Eh, maybe I'm old and bitter, but I sort of do? The former worries me more because they're liable to actually push and enact policies, while the latter might just use them to get votes and then not actually push for harmful policies. I actually used to be in your camp, but during the '04 campaign, actually had a discussion about gay marriage w/r/t Obama's views. I found it messed up that he was against gay marriage publicly when I don't particularly personally believe he really cared too much. (Aside: my amazingly logical reason for being for it was that I didn't trust legislators to come up with a way that made civil unions have all the legal benefits of marriage without fucking something up...go dumb young me. Also, I was of the opinion that once you involved tax benefits and government shit in marriage, you have no choice but to open it up to everyone.)
But the person's response was that even if they weren't 100% sure about whether they were on board with it as a matter of faith, he knew that Obama wasn't going to do anything to hurt the LGBT community, and would push for protections and pro-LGBT policies and legislation once in the Senate. So if Obama stays honest about his feelings about gay marriage (which aligned with the vast majority of the country at the time), and that helps him get elected, and then he can use his position to actively help the LGBT community...isn't that better than stepping out on a limb on a position you're not completely sure you agree with, not getting elected, and then someone who is actively going to harm the LGBT community taking that spot?
One of the things that I have long admired about Obama is that (to me), he's always found the perfect balance between pragmatism and principle. Clinton's too pragmatic (and too ends justify the means) for me, and Sanders is too principled for me. Every time I would hear about XYZ compromise (I was fucking furious after the health care bill, for instance), I would always read into the details and realize what good he had gotten actually done and enshrined in for folks.
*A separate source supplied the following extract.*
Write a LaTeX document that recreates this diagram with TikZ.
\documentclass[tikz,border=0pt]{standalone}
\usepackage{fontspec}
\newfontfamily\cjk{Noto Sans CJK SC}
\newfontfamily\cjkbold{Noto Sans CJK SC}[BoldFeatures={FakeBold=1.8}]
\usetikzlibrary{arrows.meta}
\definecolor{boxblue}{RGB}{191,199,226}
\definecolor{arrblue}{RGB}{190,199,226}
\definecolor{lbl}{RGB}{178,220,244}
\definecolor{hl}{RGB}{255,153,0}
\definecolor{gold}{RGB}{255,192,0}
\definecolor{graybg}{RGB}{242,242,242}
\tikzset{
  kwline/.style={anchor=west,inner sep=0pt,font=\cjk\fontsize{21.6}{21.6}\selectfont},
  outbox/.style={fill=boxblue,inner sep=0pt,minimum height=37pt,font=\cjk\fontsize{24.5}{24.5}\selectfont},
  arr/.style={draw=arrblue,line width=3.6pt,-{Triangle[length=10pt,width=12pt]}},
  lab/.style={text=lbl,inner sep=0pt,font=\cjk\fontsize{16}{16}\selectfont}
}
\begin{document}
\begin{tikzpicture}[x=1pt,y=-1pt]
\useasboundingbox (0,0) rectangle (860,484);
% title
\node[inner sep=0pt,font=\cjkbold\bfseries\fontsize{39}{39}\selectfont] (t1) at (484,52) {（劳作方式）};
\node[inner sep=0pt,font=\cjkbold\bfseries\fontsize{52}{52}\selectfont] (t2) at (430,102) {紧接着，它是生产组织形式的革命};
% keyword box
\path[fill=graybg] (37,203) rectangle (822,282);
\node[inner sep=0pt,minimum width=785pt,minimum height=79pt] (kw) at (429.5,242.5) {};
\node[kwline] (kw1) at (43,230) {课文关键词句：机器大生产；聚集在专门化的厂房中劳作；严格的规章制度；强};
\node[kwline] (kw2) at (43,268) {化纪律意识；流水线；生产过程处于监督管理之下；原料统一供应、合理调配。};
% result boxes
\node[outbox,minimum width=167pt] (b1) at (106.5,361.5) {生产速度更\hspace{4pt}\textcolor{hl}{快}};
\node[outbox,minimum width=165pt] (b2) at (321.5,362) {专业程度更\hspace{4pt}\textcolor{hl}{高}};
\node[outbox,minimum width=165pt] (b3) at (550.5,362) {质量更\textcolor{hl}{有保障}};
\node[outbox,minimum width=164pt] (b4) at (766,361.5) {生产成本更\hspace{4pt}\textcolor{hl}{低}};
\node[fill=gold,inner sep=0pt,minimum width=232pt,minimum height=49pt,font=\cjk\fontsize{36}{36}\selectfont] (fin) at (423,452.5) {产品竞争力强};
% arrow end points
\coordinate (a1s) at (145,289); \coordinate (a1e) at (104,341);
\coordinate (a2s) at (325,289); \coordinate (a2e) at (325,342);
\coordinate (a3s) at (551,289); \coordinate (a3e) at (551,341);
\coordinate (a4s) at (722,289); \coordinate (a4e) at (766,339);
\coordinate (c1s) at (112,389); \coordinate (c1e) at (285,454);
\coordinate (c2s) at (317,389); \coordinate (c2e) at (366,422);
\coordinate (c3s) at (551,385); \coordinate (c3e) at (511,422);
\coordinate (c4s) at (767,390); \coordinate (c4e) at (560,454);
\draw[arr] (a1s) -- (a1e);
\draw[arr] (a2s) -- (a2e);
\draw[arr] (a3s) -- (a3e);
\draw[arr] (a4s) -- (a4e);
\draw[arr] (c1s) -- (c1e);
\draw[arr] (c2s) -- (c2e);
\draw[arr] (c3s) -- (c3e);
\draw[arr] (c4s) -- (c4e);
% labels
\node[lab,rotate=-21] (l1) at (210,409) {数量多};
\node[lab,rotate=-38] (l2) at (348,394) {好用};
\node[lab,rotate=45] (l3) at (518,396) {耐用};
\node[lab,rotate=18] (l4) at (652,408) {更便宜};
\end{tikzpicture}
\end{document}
It's easy to be super principled and demand the moon and refuse to budge (universal cheap health care for all, national laws forcing XYZ policy on all states), but it's hard to sit down and realize the reality of the situation (shifting to single-payer would have taken more than 4 years...which means that an Obama loss stops the whole process, states can give federal laws no teeth and fight back on constitutional grounds).
That's what I like about Obama. He realizes that principles are important, but they can't completely stop you from helping people in the here and now. Gotta find a balance. The perfect is the enemy of the good.